I asked if he and his brothers prayed a great deal. No, he said, not much. Did they spend a lot of time in church? None-most churches were too crowded with rules and rituals. Did they study the Bible in great depth? Just a few minutes in the morning. What they did, he said, was work and play games. During the day they raked leaves and cleaned toilets, and during the late afternoon they played sports, all of which prepared them to serve Jesus. The work taught humility, he said, and the sports taught will; both were needed in Jesus’ army.
“Wait a minute,” I said. “Back up. What leaves? Whose toilets?”
“Politicians,” he said. “Congressmen.”
“You go to their houses?”
“Sometimes,” Zeke answered. “But mostly they come to us.”
I was trying to picture it-Trent Lott pulling up in a black Lincoln,a toilet badly in need of a scrub protruding from the trunk. But what Zeke meant was that he and his brothers raked and polished for politicians at a retreat called the Cedars, designed for their spiritual succor.

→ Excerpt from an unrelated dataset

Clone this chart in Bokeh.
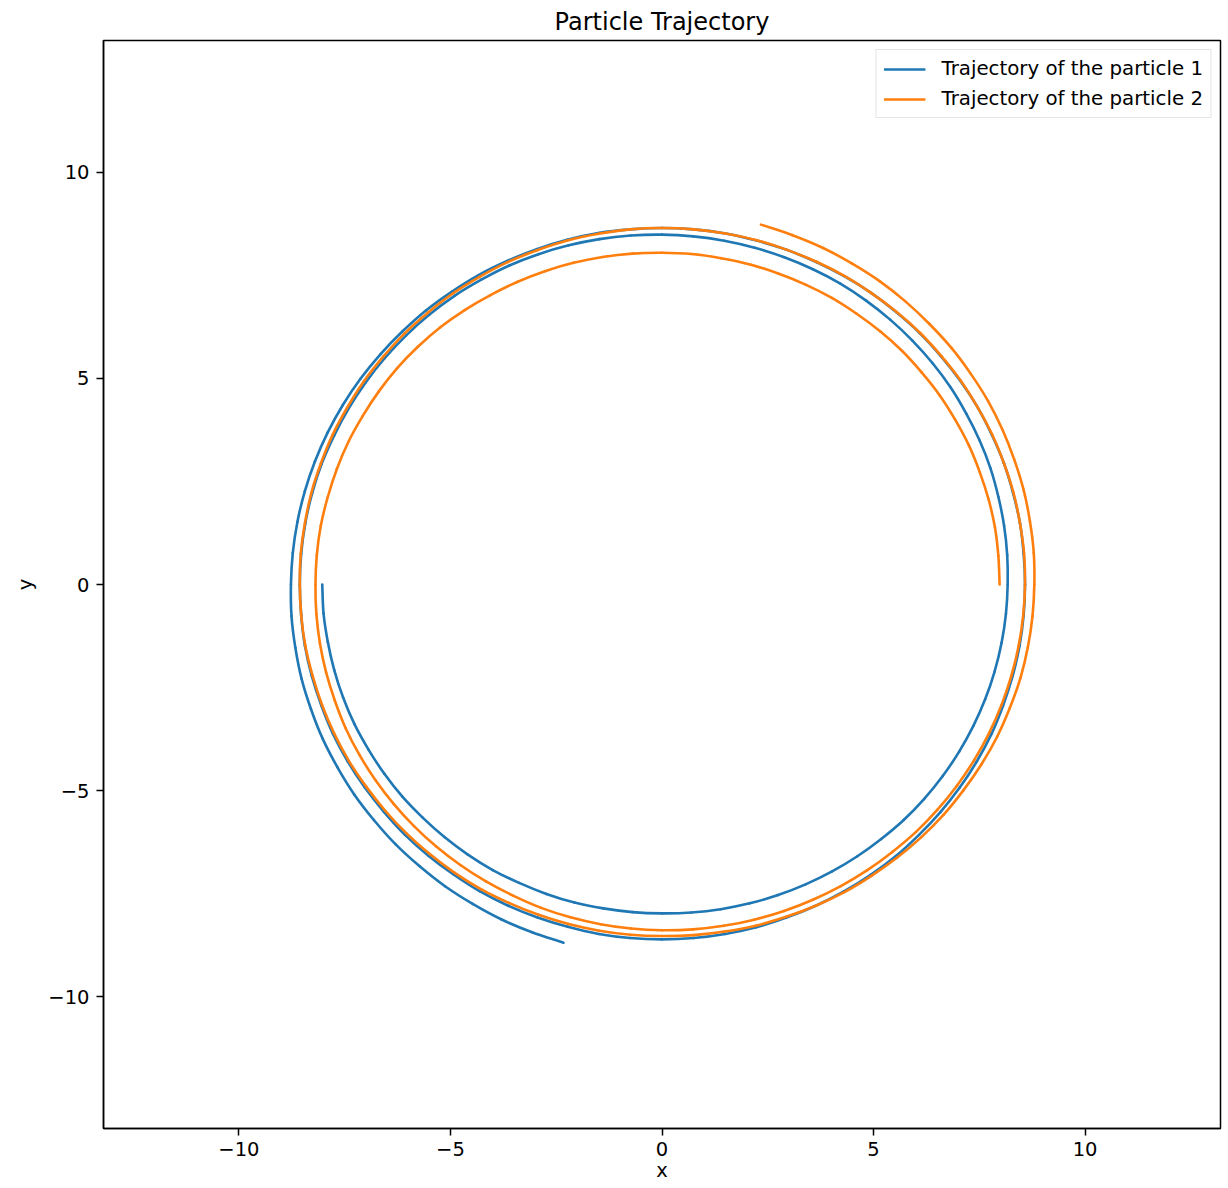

“Really?” I said. “Like who?”
“I can’t really say,” Zeke answered.
“Who runs it?”
“People just give money.” Then Zeke smiled. Enough questions.
“You’re better off seeing it for yourself.”
“Is there an organization?” I asked.
“No,” he said, chuckling at my incomprehension. “Just Jesus.”
“So how do you join?”
“You don’t,” he said. He smiled again, such a broad grin. His teeth were as white as his sneakers. “You’re recommended.”